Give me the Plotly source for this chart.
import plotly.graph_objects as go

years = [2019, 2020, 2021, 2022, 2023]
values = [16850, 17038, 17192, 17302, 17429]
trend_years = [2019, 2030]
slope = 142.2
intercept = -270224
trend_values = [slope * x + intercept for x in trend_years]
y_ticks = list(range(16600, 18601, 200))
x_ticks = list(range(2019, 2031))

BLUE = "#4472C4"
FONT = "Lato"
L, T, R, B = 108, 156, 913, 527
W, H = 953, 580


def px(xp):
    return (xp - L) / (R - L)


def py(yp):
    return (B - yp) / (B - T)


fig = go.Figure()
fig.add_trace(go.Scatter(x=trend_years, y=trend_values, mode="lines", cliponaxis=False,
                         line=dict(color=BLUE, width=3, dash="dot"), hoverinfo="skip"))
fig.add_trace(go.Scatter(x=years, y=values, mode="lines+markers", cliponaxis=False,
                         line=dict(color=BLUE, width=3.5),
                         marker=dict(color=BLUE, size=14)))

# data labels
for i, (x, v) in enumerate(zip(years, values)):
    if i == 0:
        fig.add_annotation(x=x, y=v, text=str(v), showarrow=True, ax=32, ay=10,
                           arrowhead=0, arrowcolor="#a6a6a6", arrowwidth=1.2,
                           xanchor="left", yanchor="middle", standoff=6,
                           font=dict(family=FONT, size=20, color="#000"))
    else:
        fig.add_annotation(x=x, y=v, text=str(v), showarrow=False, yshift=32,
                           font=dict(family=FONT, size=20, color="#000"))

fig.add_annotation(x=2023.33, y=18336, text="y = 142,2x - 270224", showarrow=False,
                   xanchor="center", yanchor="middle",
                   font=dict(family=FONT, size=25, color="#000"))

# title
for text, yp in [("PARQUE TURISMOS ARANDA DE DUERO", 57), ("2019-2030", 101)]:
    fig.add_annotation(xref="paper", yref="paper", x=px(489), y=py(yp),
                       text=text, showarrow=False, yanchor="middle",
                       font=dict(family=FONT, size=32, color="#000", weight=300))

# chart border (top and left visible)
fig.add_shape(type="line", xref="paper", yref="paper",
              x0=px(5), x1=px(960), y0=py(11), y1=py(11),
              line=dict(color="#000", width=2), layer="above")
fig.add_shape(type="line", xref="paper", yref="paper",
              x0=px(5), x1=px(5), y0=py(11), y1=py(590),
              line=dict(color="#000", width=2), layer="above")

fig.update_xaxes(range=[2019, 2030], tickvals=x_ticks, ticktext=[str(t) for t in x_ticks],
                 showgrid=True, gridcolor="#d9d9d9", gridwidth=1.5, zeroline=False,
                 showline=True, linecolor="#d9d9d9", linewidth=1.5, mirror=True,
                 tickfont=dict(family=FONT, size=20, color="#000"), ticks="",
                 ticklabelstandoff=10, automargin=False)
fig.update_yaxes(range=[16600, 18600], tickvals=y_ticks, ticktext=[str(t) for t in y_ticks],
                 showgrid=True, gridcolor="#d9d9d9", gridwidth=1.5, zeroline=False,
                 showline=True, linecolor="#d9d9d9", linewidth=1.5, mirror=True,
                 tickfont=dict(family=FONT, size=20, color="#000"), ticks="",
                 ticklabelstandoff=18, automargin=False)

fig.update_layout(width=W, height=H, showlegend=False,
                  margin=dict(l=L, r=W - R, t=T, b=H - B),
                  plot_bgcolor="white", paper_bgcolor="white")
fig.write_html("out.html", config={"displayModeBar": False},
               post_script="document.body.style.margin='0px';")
...
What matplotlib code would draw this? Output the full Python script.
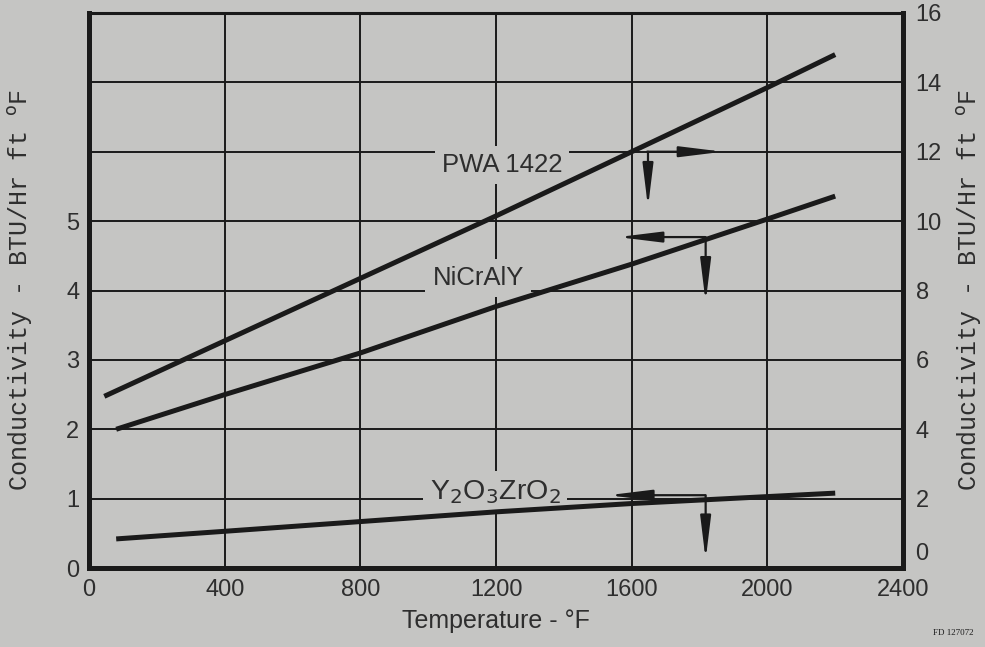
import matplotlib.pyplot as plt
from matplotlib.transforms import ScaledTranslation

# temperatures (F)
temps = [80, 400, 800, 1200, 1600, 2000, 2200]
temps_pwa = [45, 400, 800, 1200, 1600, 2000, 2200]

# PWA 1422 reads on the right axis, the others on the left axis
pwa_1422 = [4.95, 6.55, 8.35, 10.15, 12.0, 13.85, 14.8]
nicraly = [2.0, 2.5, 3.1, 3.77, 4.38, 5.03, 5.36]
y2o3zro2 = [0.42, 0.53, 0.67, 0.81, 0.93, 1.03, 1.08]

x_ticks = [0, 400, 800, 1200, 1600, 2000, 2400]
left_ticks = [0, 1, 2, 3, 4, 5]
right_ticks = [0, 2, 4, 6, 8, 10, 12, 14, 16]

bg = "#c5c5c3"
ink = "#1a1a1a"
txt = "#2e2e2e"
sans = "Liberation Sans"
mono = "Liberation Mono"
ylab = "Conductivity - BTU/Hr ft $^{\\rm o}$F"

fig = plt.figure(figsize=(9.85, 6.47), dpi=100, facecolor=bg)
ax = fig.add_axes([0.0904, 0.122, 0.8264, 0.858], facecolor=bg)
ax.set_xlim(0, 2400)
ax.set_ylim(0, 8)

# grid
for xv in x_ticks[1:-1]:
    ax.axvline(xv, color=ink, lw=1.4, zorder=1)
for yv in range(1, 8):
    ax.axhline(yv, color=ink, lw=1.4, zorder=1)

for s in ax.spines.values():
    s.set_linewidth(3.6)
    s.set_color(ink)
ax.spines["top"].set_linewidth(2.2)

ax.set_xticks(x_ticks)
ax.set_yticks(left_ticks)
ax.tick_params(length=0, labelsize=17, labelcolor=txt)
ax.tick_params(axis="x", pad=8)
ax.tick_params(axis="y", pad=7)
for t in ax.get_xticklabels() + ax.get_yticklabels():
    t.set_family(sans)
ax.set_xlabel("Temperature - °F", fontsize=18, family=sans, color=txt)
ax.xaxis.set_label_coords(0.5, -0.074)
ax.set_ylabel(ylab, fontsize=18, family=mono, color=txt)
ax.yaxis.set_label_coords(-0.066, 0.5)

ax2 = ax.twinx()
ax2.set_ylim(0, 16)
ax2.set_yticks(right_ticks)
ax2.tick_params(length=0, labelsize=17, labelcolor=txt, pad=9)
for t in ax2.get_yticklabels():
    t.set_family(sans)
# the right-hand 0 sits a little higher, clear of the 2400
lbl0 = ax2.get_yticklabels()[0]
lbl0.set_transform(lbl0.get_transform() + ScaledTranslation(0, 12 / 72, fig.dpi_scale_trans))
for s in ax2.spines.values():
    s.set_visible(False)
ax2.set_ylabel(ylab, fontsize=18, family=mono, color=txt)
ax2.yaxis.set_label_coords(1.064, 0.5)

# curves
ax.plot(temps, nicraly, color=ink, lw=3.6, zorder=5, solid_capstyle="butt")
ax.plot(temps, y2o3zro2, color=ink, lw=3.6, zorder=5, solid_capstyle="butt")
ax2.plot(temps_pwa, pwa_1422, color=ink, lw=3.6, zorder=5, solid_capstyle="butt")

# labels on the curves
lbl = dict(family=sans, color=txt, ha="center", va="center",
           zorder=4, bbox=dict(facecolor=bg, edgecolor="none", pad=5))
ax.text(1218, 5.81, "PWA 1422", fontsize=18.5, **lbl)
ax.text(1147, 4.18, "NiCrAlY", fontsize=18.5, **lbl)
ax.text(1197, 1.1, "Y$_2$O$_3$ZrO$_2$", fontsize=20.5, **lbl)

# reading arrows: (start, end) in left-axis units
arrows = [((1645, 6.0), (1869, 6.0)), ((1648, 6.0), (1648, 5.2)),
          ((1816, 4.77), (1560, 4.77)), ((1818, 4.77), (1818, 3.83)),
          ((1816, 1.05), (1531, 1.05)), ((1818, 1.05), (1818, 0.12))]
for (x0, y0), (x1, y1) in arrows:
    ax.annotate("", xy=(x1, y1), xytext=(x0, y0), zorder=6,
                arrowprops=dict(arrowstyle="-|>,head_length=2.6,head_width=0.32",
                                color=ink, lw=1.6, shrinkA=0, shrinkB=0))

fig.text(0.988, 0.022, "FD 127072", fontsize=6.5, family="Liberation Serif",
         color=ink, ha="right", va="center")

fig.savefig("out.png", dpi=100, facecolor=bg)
...
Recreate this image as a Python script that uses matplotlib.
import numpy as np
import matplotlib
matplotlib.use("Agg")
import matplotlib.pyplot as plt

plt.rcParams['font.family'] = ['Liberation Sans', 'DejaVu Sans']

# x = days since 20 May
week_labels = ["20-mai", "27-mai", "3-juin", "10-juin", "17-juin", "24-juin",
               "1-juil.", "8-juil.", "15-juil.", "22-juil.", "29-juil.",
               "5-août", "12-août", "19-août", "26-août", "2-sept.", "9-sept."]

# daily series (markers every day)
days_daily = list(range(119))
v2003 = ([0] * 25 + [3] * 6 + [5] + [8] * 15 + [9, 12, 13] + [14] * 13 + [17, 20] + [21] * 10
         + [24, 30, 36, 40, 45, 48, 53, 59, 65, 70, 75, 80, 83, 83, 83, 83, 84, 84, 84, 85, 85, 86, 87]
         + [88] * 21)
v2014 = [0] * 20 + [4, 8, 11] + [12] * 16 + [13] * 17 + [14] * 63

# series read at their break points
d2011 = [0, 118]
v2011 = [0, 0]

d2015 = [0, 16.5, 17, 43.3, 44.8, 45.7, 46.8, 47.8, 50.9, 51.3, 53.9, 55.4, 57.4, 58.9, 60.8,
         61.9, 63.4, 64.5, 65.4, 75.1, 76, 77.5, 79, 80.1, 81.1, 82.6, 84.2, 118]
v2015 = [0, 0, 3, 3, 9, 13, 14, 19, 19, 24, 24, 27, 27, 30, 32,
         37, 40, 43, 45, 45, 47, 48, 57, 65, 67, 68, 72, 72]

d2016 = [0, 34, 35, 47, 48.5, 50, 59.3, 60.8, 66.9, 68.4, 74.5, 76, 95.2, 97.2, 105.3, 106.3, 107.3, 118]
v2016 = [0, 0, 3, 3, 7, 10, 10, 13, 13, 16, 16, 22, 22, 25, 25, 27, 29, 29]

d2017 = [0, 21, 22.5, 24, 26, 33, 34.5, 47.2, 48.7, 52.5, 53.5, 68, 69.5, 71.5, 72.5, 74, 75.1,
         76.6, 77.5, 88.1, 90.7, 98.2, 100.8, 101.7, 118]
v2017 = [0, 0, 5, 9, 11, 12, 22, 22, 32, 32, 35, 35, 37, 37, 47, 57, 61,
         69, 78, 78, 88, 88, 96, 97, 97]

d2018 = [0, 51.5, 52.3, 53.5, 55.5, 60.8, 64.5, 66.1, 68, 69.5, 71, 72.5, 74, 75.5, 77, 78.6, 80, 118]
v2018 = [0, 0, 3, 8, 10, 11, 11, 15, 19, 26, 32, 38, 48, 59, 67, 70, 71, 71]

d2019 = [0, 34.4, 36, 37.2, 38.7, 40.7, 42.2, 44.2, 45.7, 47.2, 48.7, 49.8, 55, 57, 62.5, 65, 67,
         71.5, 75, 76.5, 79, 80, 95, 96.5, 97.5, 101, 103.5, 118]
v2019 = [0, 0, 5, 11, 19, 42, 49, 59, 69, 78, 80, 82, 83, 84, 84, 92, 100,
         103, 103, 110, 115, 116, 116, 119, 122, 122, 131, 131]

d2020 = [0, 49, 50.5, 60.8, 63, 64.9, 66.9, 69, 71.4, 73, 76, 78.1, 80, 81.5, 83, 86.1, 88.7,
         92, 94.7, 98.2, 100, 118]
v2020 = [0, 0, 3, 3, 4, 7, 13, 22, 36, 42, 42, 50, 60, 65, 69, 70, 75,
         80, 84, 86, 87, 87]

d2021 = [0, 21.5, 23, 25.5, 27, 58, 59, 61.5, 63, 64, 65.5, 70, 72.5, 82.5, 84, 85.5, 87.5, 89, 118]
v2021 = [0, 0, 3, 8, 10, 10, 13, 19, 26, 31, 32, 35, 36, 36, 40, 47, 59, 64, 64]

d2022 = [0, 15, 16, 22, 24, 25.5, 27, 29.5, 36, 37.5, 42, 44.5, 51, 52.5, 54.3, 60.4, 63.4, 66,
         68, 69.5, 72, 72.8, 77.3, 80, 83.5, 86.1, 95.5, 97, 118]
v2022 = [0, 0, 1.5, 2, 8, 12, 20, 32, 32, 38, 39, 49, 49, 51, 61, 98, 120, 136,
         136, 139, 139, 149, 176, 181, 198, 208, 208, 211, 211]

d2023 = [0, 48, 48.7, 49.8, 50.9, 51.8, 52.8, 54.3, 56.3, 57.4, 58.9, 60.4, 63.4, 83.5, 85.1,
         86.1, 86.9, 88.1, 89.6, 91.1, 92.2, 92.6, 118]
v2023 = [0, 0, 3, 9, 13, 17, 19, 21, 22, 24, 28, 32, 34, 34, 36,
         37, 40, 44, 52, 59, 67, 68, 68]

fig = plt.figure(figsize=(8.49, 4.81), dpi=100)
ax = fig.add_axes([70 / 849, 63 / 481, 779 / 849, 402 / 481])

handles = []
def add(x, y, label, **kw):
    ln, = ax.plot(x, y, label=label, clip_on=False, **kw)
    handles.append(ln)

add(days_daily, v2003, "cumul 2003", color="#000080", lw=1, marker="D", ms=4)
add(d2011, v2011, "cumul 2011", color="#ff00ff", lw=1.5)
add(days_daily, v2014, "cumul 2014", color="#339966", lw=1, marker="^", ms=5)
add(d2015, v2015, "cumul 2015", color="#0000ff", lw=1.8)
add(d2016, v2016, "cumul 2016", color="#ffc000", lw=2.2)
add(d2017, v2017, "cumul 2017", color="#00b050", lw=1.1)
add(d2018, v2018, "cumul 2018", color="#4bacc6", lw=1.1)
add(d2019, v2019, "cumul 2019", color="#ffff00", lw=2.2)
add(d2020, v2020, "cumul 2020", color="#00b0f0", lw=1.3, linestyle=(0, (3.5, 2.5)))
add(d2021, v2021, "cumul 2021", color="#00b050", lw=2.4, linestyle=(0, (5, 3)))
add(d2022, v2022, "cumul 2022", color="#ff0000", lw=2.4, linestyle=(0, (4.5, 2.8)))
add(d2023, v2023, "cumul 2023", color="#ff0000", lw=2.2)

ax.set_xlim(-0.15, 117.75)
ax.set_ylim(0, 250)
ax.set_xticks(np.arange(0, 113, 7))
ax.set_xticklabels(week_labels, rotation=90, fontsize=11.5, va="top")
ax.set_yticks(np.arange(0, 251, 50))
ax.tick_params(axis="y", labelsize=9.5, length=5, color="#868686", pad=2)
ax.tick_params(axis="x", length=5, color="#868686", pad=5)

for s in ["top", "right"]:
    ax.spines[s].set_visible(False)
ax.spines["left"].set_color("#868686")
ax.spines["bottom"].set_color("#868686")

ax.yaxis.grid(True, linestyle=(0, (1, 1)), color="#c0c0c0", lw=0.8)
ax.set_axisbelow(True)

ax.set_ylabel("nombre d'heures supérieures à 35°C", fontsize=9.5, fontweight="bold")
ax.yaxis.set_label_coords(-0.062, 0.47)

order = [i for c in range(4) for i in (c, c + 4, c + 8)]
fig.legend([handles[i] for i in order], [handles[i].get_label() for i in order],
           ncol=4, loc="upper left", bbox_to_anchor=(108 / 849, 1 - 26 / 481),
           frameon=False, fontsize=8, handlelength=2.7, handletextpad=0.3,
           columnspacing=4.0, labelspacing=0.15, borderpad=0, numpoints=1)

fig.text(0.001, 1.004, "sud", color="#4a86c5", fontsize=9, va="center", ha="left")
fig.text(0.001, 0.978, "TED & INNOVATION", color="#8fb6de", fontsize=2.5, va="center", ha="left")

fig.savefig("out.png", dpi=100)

To do: Look back at the entries above and repeat, unchanged, every line from the line holding "Recreate this image" through the line holding "plt.rcParams['font.family'] = ['Liberation".

Answer to the problem:
Recreate this image as a Python script that uses matplotlib.
import numpy as np
import matplotlib
matplotlib.use("Agg")
import matplotlib.pyplot as plt

plt.rcParams['font.family'] = ['Liberation Sans', 'DejaVu Sans']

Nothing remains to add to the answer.